A research paper from arXiv describes a reinforcement learning technique designed to make language models honest about their own behavior — not just their outputs.
The method, called Self-CTRL (Self-Consistency Training with Reinforcement Learning), works by penalizing the gap between a model's self-explanations and its actual behavior. When the two diverge, the system updates either the explanation to match the behavior, or the behavior to match the explanation. Researchers tested it on two problems: probabilistic reasoning tasks where models had to accurately report their own biases, and a constitutional AI setting where models described their own refusal policies. On the reasoning task, the correlation between self-reported and measured biases jumped from R²=0.24 to R²=0.64. In the refusal-policy test, a third-party auditor's ability to predict model behavior improved from 36% to 92%.
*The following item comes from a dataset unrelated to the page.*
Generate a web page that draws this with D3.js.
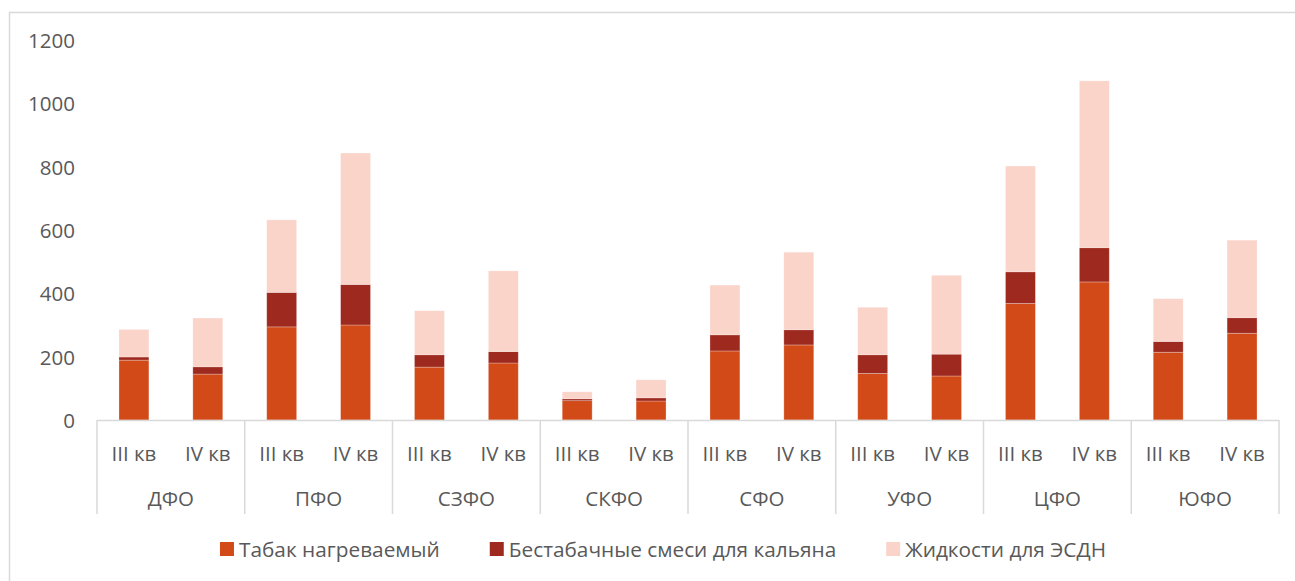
<!DOCTYPE html>
<html>
<head>
<meta charset="utf-8">
<script src="https://cdn.jsdelivr.net/npm/d3@7"></script>
<style>
  body { margin: 0; background: #fff; }
  svg text { font-family: "Open Sans", "Noto Sans", sans-serif; fill: #595959; }
</style>
</head>
<body>
<svg id="chart" width="1295" height="581"></svg>
<script>
var regions = ["ДФО", "ПФО", "СЗФО", "СКФО", "СФО", "УФО", "ЦФО", "ЮФО"];
var quarters = ["III кв", "IV кв"];
var seriesNames = ["Табак нагреваемый", "Бестабачные смеси для кальяна", "Жидкости для ЭСДН"];
var seriesColors = ["#D24A18", "#9E2A1F", "#FAD3C9"];
var yTicks = [0, 200, 400, 600, 800, 1000, 1200];

// values per region, III кв then IV кв
var tabak   = [189, 145, 294, 300, 167, 180, 61, 60, 218, 237, 147, 139, 368, 436, 214, 274];
var hookah  = [10, 23, 109, 128, 39, 36, 6, 10, 51, 48, 59, 69, 100, 108, 34, 49];
var liquids = [87, 154, 229, 415, 139, 255, 22, 57, 157, 245, 150, 249, 334, 527, 135, 245];

var rows = [];
regions.forEach(function(r, i) {
    quarters.forEach(function(q, j) {
        var k = i * 2 + j;
        rows.push({key: r + "|" + q, region: r, quarter: q, s0: tabak[k], s1: hookah[k], s2: liquids[k]});
    });
});

var svg = d3.select("#chart");
var plotLeft = 97, plotRight = 1279, plotTop = 40, plotBase = 420;

// outer chart frame
svg.append("rect")
    .attr("x", 9.5).attr("y", 12.5)
    .attr("width", 1400).attr("height", 700)
    .attr("fill", "none").attr("stroke", "#D9D9D9").attr("stroke-width", 1.5);

var y = d3.scaleLinear().domain([0, 1200]).range([plotBase, plotTop]);
var xGroup = d3.scaleBand().domain(regions).range([plotLeft, plotRight]);
var x = d3.scaleBand().domain(rows.map(function(d){ return d.key; }))
    .range([plotLeft, plotRight]).paddingInner(0.595).paddingOuter(0.2975);

// y tick labels
svg.append("g").selectAll("text").data(yTicks).enter().append("text")
    .attr("x", 75).attr("y", function(d){ return y(d); })
    .attr("text-anchor", "end").attr("dominant-baseline", "central")
    .style("font-size", "20.5px")
    .text(function(d){ return d; });

var stack = d3.stack().keys(["s0", "s1", "s2"]);
var layers = stack(rows);

svg.append("g").selectAll("g").data(layers).enter().append("g")
    .attr("fill", function(d, i){ return seriesColors[i]; })
    .selectAll("rect").data(function(d){ return d; }).enter().append("rect")
    .attr("x", function(d){ return x(d.data.key); })
    .attr("width", x.bandwidth())
    .attr("y", function(d){ return y(d[1]); })
    .attr("height", function(d){ return y(d[0]) - y(d[1]); })
    .attr("stroke", "#fff").attr("stroke-opacity", 0.35).attr("stroke-width", 0.75);

// category axis
var axis = svg.append("g").attr("stroke", "#D9D9D9").attr("stroke-width", 1.5);
axis.append("line").attr("x1", plotLeft).attr("x2", plotRight).attr("y1", plotBase + 0.5).attr("y2", plotBase + 0.5);
var bounds = regions.map(function(r){ return xGroup(r); }).concat([plotRight]);
axis.selectAll("line.sep").data(bounds).enter().append("line")
    .attr("class", "sep")
    .attr("x1", function(d){ return d; }).attr("x2", function(d){ return d; })
    .attr("y1", plotBase).attr("y2", 514);

svg.append("g").selectAll("text").data(rows).enter().append("text")
    .attr("x", function(d){ return x(d.key) + x.bandwidth() / 2; })
    .attr("y", 453).attr("text-anchor", "middle").attr("dominant-baseline", "central")
    .style("font-size", "20.5px")
    .text(function(d){ return d.quarter; });

svg.append("g").selectAll("text").data(regions).enter().append("text")
    .attr("x", function(d){ return xGroup(d) + xGroup.bandwidth() / 2; })
    .attr("y", 498).attr("text-anchor", "middle").attr("dominant-baseline", "central")
    .style("font-size", "20.5px")
    .text(function(d){ return d; });

// legend
var legend = svg.append("g");
var items = legend.selectAll("g").data(seriesNames).enter().append("g");
items.append("rect").attr("width", 14).attr("height", 14).attr("y", -7)
    .attr("fill", function(d, i){ return seriesColors[i]; });
items.append("text").attr("x", 19).attr("dominant-baseline", "central")
    .style("font-size", "20.8px")
    .text(function(d){ return d; });
var pos = 0;
items.each(function() {
    var w = this.getBBox().width;
    d3.select(this).attr("data-x", pos);
    pos += w + 50;
});
var total = pos - 50;
var startX = 663 - total / 2;
items.attr("transform", function() {
    return "translate(" + (startX + (+d3.select(this).attr("data-x"))) + ",549)";
});
</script>
</body>
</html>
The deeper problem Self-CTRL is poking at is interpretability — specifically, the uncomfortable reality that today's models can produce fluent explanations of their reasoning that bear little relation to what is actually driving their outputs. If a model's stated rules predict its behavior with 92% accuracy instead of 36%, that is a meaningful gain for anyone trying to audit or regulate these systems. It also matters for safety: behavior updates in the constitutional AI tests cut HarmBench failure rates from 15.0% to 0.5% without pushing the model into over-refusing harmless requests.
The results are promising, but they come from a lab setting on narrow, well-defined tasks. Whether the approach scales to the messy ambiguity of real-world deployment is the question every interpretability paper eventually has to answer.